Wednesday, November 6, 2013

Tips on communicating science to a class

Yes, I am still alive.

My wife and I just returned from a long hiking and climbing trip out in the western states. It's tough readjusting to normal life after having been on the road for a month, but I've managed to slowly get back into the world of science while I wait out the visa application process for Switzerland.

Today I came across an interesting article in Wired called "A Media Guide for Physics" by Rhett Allain. In the article, Rhett gives a few tips for producers of science TV shows that would help them communicate science better. His tips are
  1. don't be wrong;
  2. it's better to say nothing than to be wrong;
  3. don't be misleading;
  4. [don't focus] on comparisons and numbers;
  5. don't get out of control crazy.
I agree with Allain on all these points, especially the last one. Though this example is not from TV, I've noticed that graduate students (myself included) will tend to describe the minutiae of their research to lay people because they don't want to be wrong and because they've been so immersed in it that they forget what other people know and don't know.

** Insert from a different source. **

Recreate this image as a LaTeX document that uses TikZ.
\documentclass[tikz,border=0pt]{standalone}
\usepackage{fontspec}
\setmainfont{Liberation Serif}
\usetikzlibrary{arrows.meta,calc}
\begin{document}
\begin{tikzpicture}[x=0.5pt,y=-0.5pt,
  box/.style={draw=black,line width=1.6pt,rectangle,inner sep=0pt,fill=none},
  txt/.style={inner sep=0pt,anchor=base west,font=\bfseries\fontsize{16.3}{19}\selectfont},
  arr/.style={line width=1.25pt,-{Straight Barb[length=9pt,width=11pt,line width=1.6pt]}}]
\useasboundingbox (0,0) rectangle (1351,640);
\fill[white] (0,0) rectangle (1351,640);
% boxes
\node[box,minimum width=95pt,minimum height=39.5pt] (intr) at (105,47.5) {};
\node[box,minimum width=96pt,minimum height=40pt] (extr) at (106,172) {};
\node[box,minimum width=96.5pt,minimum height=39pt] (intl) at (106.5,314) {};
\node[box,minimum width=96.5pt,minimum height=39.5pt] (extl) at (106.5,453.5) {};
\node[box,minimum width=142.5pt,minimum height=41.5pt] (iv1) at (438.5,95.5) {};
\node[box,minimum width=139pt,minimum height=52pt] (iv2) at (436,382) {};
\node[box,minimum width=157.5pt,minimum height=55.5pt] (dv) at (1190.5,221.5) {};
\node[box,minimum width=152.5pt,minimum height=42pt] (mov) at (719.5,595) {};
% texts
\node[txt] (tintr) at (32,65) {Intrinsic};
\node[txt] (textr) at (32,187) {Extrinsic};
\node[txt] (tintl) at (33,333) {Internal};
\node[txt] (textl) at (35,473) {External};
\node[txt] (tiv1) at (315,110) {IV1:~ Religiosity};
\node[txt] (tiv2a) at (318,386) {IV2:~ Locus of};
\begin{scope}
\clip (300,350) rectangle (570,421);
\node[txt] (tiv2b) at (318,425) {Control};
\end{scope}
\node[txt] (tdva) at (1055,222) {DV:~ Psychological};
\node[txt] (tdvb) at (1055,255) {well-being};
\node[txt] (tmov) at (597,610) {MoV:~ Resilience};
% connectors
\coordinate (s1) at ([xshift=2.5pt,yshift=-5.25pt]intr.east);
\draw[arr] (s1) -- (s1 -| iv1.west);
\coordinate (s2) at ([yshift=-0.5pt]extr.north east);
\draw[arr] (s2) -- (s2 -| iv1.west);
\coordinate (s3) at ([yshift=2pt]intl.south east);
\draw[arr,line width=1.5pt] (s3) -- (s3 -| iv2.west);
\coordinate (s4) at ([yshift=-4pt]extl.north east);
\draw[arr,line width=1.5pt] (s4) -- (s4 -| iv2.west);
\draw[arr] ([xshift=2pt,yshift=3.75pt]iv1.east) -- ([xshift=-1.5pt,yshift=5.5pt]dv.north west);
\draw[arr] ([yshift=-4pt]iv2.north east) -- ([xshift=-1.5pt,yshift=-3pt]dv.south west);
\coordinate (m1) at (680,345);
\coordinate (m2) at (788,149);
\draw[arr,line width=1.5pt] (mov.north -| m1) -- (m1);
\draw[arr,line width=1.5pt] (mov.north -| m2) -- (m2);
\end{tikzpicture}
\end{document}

The article also got me thinking about what tips teachers and educators should use when communicating science to their students. The list must necessarily be different because the audience is different. What follows is my own list of tips that I think are valuable to college professors when communicating concepts to a class.
  1. Don't assume that students are well-grounded in the "background" material and concepts.
  2. Don't gesture too much while lecturing. When you gesture, you're referring to an image in your head that only you can see. At least put that image on the board.
  3. Present ideas visually and verbally before going into derivations.
  4. Include a little history behind the concept you're about to teach if there's time. The reasons for why a concept is important are often found in the history of the development of the idea. For example, Newton's laws seem obvious now, but philosophers had some very muddy ideas about motion before Newton formulated them. And all of thermodynamics arose out of a need to understand how newly invented engines and devices worked. If you start a class by talking about molecules in a box, the relevance is lost.
The list is obviously not exhaustive, but I've seen many professors violate one or more of these to the detriment of their students' understanding. What other tips might be included?